In order to move away from the carbon-based energy technologies, electrochemical energy production and storage is under serious consideration as an alternative energy/power source. The future success of this global effort is under review, and researchers are looking forward to designing more sustainable and environmentally friendly electrochemical energy storage and conversion (EESC) systems. Electrochemical energy storage and conversion systems in the broadest sense have three variants: batteries, fuel cells, and electrochemical capacitors, also known as supercapacitors. The energy storage and conversion mechanisms in these three systems are different, but the energy-providing processes in these systems-all follow solid state and surface interface chemistry, taking place in active electrode materials and at the phase boundary of the electrode/electrolyte interface. Also, all three systems consist of two electrodes which are in contact with the electrolyte but separated by a membrane. Conventional materials used in these systems cannot meet the ever-increasing demand for energy. Thereby, designing efficient and miniaturized EESC devices that achieve high energy storage or delivery at high charge and discharge rates and with lifetimes capable of matching the specific requirements of applications is one of the major challenges facing today’s research community.
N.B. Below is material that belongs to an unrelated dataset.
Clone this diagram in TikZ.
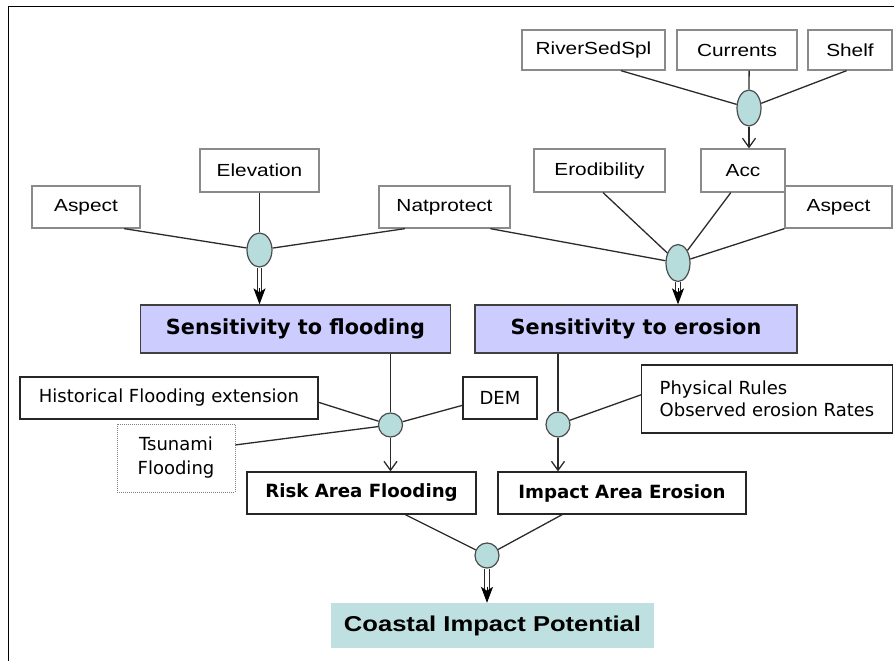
\documentclass[tikz,border=0pt]{standalone}
\usepackage{fontspec}
\usetikzlibrary{shapes.geometric,arrows.meta,calc}
\newfontfamily\lab[FakeStretch=1.19]{Liberation Sans}
\newfontfamily\dv{DejaVu Sans}
\definecolor{lineg}{HTML}{2A2A2A}
\definecolor{boxg}{HTML}{8A8A8A}
\definecolor{lav}{HTML}{CCCCFF}
\definecolor{teal1}{HTML}{BFE0E0}
\definecolor{junc}{HTML}{B7DCDC}
\tikzset{
  ubox/.style={draw=boxg, line width=1.3pt, fill=white, inner sep=0pt, font=\lab\fontsize{17.5}{21}\selectfont},
  lbox/.style={draw=black!85, line width=1.2pt, fill=white, inner sep=0pt, font=\dv\fontsize{18}{22}\selectfont},
  sens/.style={draw=black!75, line width=1.3pt, fill=lav, inner sep=0pt, font=\dv\bfseries\fontsize{20.8}{25}\selectfont},
  res/.style={draw=black!85, line width=1.2pt, fill=white, inner sep=0pt, font=\dv\bfseries\fontsize{18.2}{22}\selectfont},
  coast/.style={fill=teal1, inner sep=0pt, font=\lab\bfseries\fontsize{21.5}{26}\selectfont},
  jn/.style={ellipse, draw=black!70, line width=1.2pt, fill=junc, inner sep=0pt},
  conn/.style={draw=lineg, line width=1.3pt},
  barb/.style={conn, -{Straight Barb[length=9pt,width=13pt,line width=1.3pt]}},
  dbl/.style={draw=lineg, line width=1.1pt, double=white, double distance=3.2pt, shorten >=12pt},
  dtip/.style={draw=black, fill=black, line width=0.8pt, -{Stealth[length=16pt,width=12pt,inset=4pt]}},
}
\begin{document}
\begin{tikzpicture}[x=1pt,y=-1pt]
\useasboundingbox (0,0) rectangle (894,661);
\draw[line width=1.5pt] (8.5,661) -- (8.5,6.5) -- (894,6.5);

% top row
\node[ubox, minimum width=143, minimum height=40] (river) at (593.5,50) {RiverSedSpl};
\node[ubox, minimum width=120, minimum height=40] (curr) at (737,50) {Currents};
\node[ubox, minimum width=84, minimum height=40] (shelf) at (850,50) {Shelf};
\node[jn, minimum width=24, minimum height=36] (etop) at (749,108) {};

% second row
\node[ubox, minimum width=119, minimum height=43] (elev) at (259.5,170.5) {Elevation};
\node[ubox, minimum width=131, minimum height=43] (erod) at (599.5,170.5) {Erodibility};
\node[ubox, minimum width=84, minimum height=43] (acc) at (743,170.5) {Acc};
\node[ubox, minimum width=108, minimum height=42] (asp1) at (86,207) {Aspect};
\node[ubox, minimum width=131, minimum height=42] (nat) at (444.5,207) {Natprotect};
\node[ubox, minimum width=107, minimum height=42] (asp2) at (838.5,207) {Aspect};

\node[jn, minimum width=25, minimum height=34] (e1) at (259.5,250) {};
\node[jn, minimum width=24, minimum height=37] (e2) at (678,263) {};

% sensitivity
\node[sens, minimum width=310, minimum height=48] (sf) at (295.5,329) {Sensitivity to flooding};
\node[sens, minimum width=322, minimum height=48] (se) at (636,329) {Sensitivity to erosion};

% third level
\node[lbox, minimum width=298, minimum height=42] (hist) at (169,398) {Historical Flooding extension};
\node[lbox, minimum width=74, minimum height=42] (dem) at (500,398) {DEM};
\node[draw=black!50, line width=0.8pt, dash pattern=on 1pt off 1pt, fill=white, minimum width=118, minimum height=68, inner sep=0pt, align=center, font=\dv\fontsize{18}{24}\selectfont] (tsu) at (176,458) {Tsunami\\Flooding};
\node[lbox, minimum width=251, minimum height=68, align=left] (phys) at (767,399) {Physical Rules\\Observed erosion Rates};

\node[jn, minimum width=24, minimum height=24] (c1) at (390.5,425) {};
\node[jn, minimum width=24, minimum height=25] (c2) at (558,424.5) {};

\node[res, minimum width=229, minimum height=42] (risk) at (361.5,493) {Risk Area Flooding};
\node[res, minimum width=248, minimum height=42] (imp) at (622,493) {Impact Area Erosion};

\node[jn, minimum width=24, minimum height=25] (c3) at (487,555.5) {};
\node[coast, minimum width=323, minimum height=45] (cip) at (492.5,625.5) {Coastal Impact Potential};

% connectors top
\draw[conn] ($(river.south west)!0.69!(river.south east)$) -- (etop);
\draw[conn] ($(curr.south west)!0.6!(curr.south east)$) -- (etop.north);
\draw[conn] ($(shelf.south west)!0.46!(shelf.south east)$) -- (etop);
\draw[barb] (etop.south) -- (etop.south |- acc.north);

% flooding junction
\draw[conn] ($(asp1.south west)!0.85!(asp1.south east)$) -- (e1);
\draw[conn] (elev.south) -- (e1.north);
\draw[conn] ($(nat.south west)!0.2!(nat.south east)$) -- (e1);
\draw[dbl] (e1.south) -- (e1.south |- sf.north);
\draw[dtip] ([yshift=16pt]e1.south |- sf.north) -- (e1.south |- sf.north);

% erosion junction
\draw[conn] ($(nat.south west)!0.847!(nat.south east)$) -- (e2);
\draw[conn] ($(erod.south west)!0.527!(erod.south east)$) -- (e2);
\draw[conn] ($(acc.south west)!0.357!(acc.south east)$) -- (e2);
\draw[conn] (asp2.south west) -- (e2);
\draw[dbl] (e2.south) -- (e2.south |- se.north);
\draw[dtip] ([yshift=16pt]e2.south |- se.north) -- (e2.south |- se.north);

% third level
\draw[conn] (sf.south -| c1) -- (c1.north);
\draw[conn] ($(hist.south east)!0.4!(hist.north east)$) -- (c1);
\draw[conn] ($(dem.south west)!0.33!(dem.north west)$) -- (c1);
\draw[conn] ($(tsu.north east)!0.31!(tsu.south east)$) -- (c1);
\draw[barb] (c1.south) -- (c1.south |- risk.north);

\draw[conn] (se.south -| c2) -- (c2.north);
\draw[conn] ($(phys.north west)!0.44!(phys.south west)$) -- (c2);
\draw[barb] (c2.south) -- (c2.south |- imp.north);

% bottom
\draw[conn] ($(risk.south west)!0.69!(risk.south east)$) -- (c3);
\draw[conn] ($(imp.south west)!0.26!(imp.south east)$) -- (c3);
\draw[dbl] (c3.south) -- (c3.south |- cip.north);
\draw[dtip] ([yshift=16pt]c3.south |- cip.north) -- (c3.south |- cip.north);
\end{tikzpicture}
\end{document}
Thereby, this chapter will review some of the recent developments (2010-2012) in the fabrication of nanostructured electrode materials by electrochemical methods and their application in the fuel cells and supercapacitors. Furthermore, novel nanowire-/nanoparticle-based electrodeposited nano-heterostructures (Armand M, Tarascon JM, Nature 451:652, 2008; Chmiola J, Largeot C, Taberna PL, Simon P, Gogotsi Y, Science 328:480, 2010; Tarascon JM, Armand M, Nature 414:359, 2001) and their advantages over conventional electrode materials will be discussed.